Пока что первобытный крестьянин в России путает цивилизацию и коммунизм. Пока что он считает, что электричество и демократия, радио и гигиена, алфавит и трактор, судебная система, газеты и кино – всё это порождения революции. Но цивилизация также освобождает крестьянина от «повинности». Он становится «мелким землевладельцем». Это неизбежный этап на пути к становлению «сознательным пролетарием». Социализм процветает только под музыку машин. Итак, сюда машины! Тракторы! Но трактор сильнее человека, как винтовка сильнее солдата. Инструмент увеличения прибыли порождает «буржуазную психологию» у крестьянина, который, по-видимому, просто не приспособлен к «коллективистскому чувству».
Не стоит усугублять ситуацию. Нельзя превращать крестьянина, бессознательно сопротивляющегося «пролетаризации», в полубуржуа, настроенного по отношению к ней враждебно. Что же делать? Коммунистическая агитация. Пропаганда. Сознательное отождествление или, по крайней мере, одновременное распространение культуры и коммунистической идеи: через школы, клубы, театры, газеты и службу в Красной армии. «Ликвидация безграмотности» на языке действий означает: помешать распространению буржуазности, искоренить чувство собственности, поддержать ненависть к «kulak’ам».
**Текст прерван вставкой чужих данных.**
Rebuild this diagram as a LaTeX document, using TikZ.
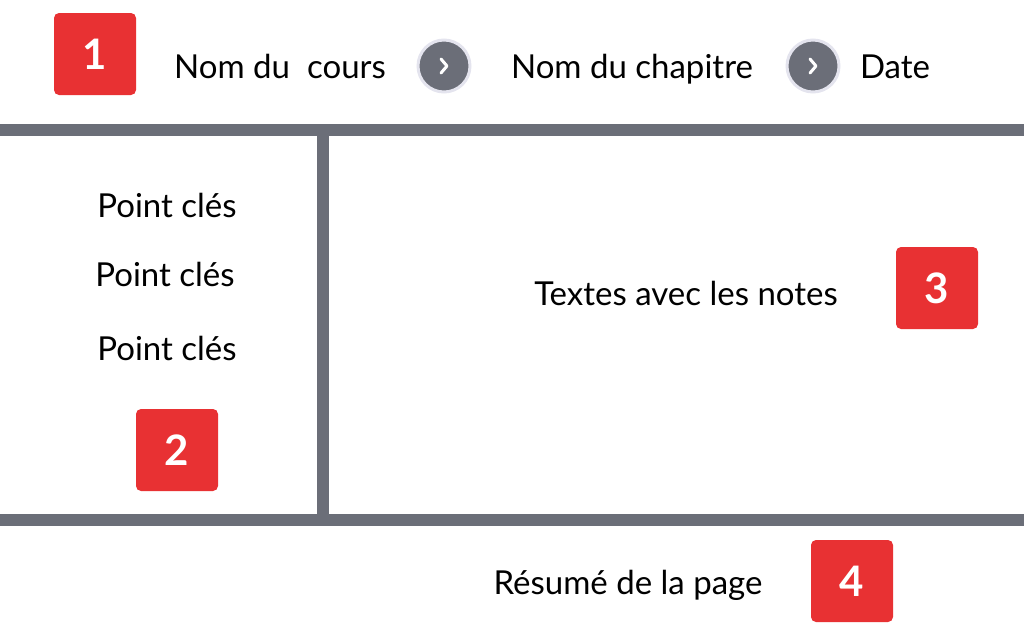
\documentclass[tikz,border=0pt]{standalone}
\usepackage{fontspec}
\setmainfont{Lato}
\usepackage{xcolor}
\usepackage{tikz}
\usetikzlibrary{positioning,calc}
\definecolor{bargray}{HTML}{6B6E78}
\definecolor{ringgray}{HTML}{E4E4EE}
\definecolor{boxred}{HTML}{E83133}

\begin{document}
\begin{tikzpicture}[x=1pt,y=-1pt,
    numbox/.style={fill=boxred, rounded corners=5pt, minimum size=82pt, inner sep=0pt, text=white, font=\fontsize{42}{42}\selectfont\bfseries},
    txt/.style={anchor=base, inner sep=0pt, font=\fontsize{33}{33}\selectfont},
    sepdot/.style={circle, fill=bargray, draw=ringgray, line width=3pt, minimum size=52pt, inner sep=0pt},
    bar/.style={bargray, line width=12pt}]
    \useasboundingbox (0,0) rectangle (1024,632);

    % header line
    \node[numbox] (box1) at (95,54) {1};
    \node[txt] (cours) at (280,78) {Nom du\ \ cours};
    \node[sepdot] (sep1) at (444,66) {};
    \node[txt] (chapitre) at (632,78) {Nom du chapitre};
    \node[sepdot] (sep2) at (813,66) {};
    \node[txt] (date) at (895,78) {Date};
    \foreach \s in {sep1,sep2}
        \draw[white, line width=3pt, line cap=round, line join=round] ($(\s)+(-3,-7)$) -- ++(6,7) -- ++(-6,7);

    % frame
    \draw[bar] (0,130) -- (1024,130);
    \draw[bar] (0,520) -- (1024,520);
    \draw[bar] (323,130) -- (323,520);

    % left column
    \node[txt] (cle1) at (167,217) {Point clés};
    \node[txt] (cle2) at (165,286) {Point clés};
    \node[txt] (cle3) at (167,360) {Point clés};
    \node[numbox] (box2) at (177,450) {2};

    % notes
    \node[txt] (notes) at (686,305) {Textes avec les notes};
    \node[numbox] (box3) at (937,288) {3};

    % summary
    \node[txt] (resume) at (628,594) {Résumé de la page};
    \node[numbox] (box4) at (852,581) {4};
\end{tikzpicture}
\end{document}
Итак, таковы два принципа русской крестьянской культурной политики: механизация производства и урбанизация человека; индустриализация поля и пролетаризация крестьянина; американизация деревни и социалистическая революция в ее жителях. Противоречия, из-за которых возникают все так называемые «внутренние трудности». Да, вот в чем проблема русской революции. Здесь решается, станет ли это основой нового миропорядка или уничтожит осколки старого; это начало новой эпохи или запоздалый конец старой; будет ли достигнут баланс между культурой Запада и культурой Востока или западный мир будет выведен из равновесия.
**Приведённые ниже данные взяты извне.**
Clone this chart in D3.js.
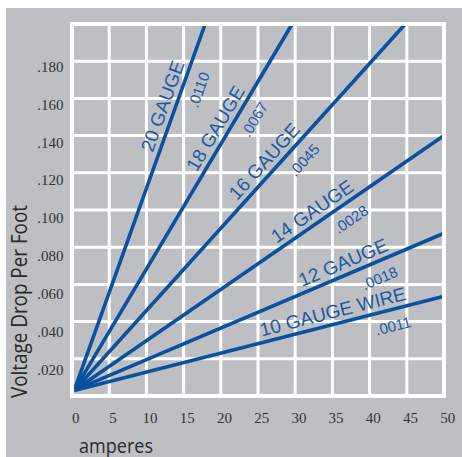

Облик деревни мало изменился. Украинские села знакомы мне со времен войны. Я вновь увидел их сейчас, спустя восемь лет. Как во сне вижу их перед собой. Война, голод, революция, гражданская война, тиф, казни, пожары: они всё вынесли. На севере Франции, где в прошлом шли бои, от деревьев всё еще веет огнем и пеплом. Как сильна русская земля! Деревья здесь пахнут водой, смолой и ветром; детей в деревнях рождается больше, чем в городах; хлеба колосятся над могилами; как раньше, звонят колокола новорожденным и невестам; вороны, птицы Востока, сотнями собираются на деревьях; зимнее небо равномерно серое, низкое и мягкое от множества снежинок, которые скоро упадут. Всё те же соломенные крыши; те же хаты-мазанки, в которых живут и животные, и люди; стены и земляной пол покрыты смесью глины и навоза, которая в течение нескольких недель распространяет резкий запах, но затем приобретает чудесный мерцающий серебристый цвет, такой пол долговечен и, по верованиям крестьян, сохраняет тепло.
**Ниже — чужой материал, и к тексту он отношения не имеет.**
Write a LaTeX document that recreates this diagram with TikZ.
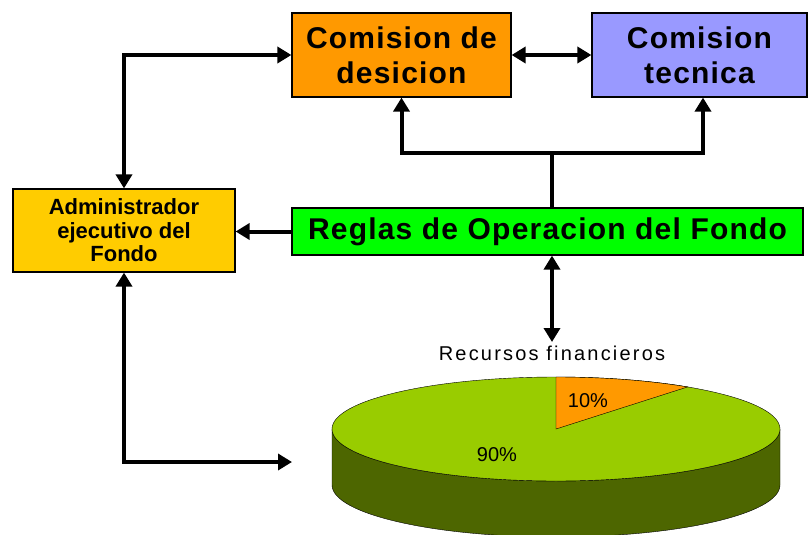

Облик молодого русского крестьянина изменился кардинально. Он утратил бессмысленное, жалкое, трусливое уважение к «культуре», «городу», «господину». Он по-прежнему почтительно здоровается с незнакомцем, но только потому, что тот гость, а он – хозяин. В нем есть прекрасная гордая доброта свободного человека. Он изучает алфавит по вечерам в клубе, плакаты на стенах, географию, агрономию, он активно и уверенно выступает на собраниях, он рисует карикатуры на чиновников и государственные органы в стенгазете, он больше не стоит в замешательстве перед автомобилем, который привез незнакомца, он спрашивает марку, год выпуска, модель машины. Женщины учатся гигиене дома, животных, детей, они учатся быстрее и охотнее, чем мужчины. Город знаком всем. Один юноша поступает в профессионально-техническое училище, другой идет в Красную армию, третий возвращается домой, читает лекции, пишет отчеты, жалобы, становится чуть ли не галантным по отношению к женщинам. Всё, что в городе уже банально и вызывает лишь смешки – популярная наука, пошлое сексуальное просвещение, дешевая политизированность плакатов и книг – деревенский человек использует, не теряя непосредственности, силы, оригинальности. Сухой запах городских бумаг теряется на свежем воздухе деревни. Крестьянин умнее брошюры, которая его учит, оригинальнее агитатора, который его просвещает, артистичнее, чем воспевающий его поэт, он более революционный, чем фраза из манифеста. Сегодня в деревне живут настоящие революционеры. В городе герои уступили место бюрократам, которые наизусть помнят решение XIII партийного съезда и сдают вступительный экзамен в коммунизм на «отлично».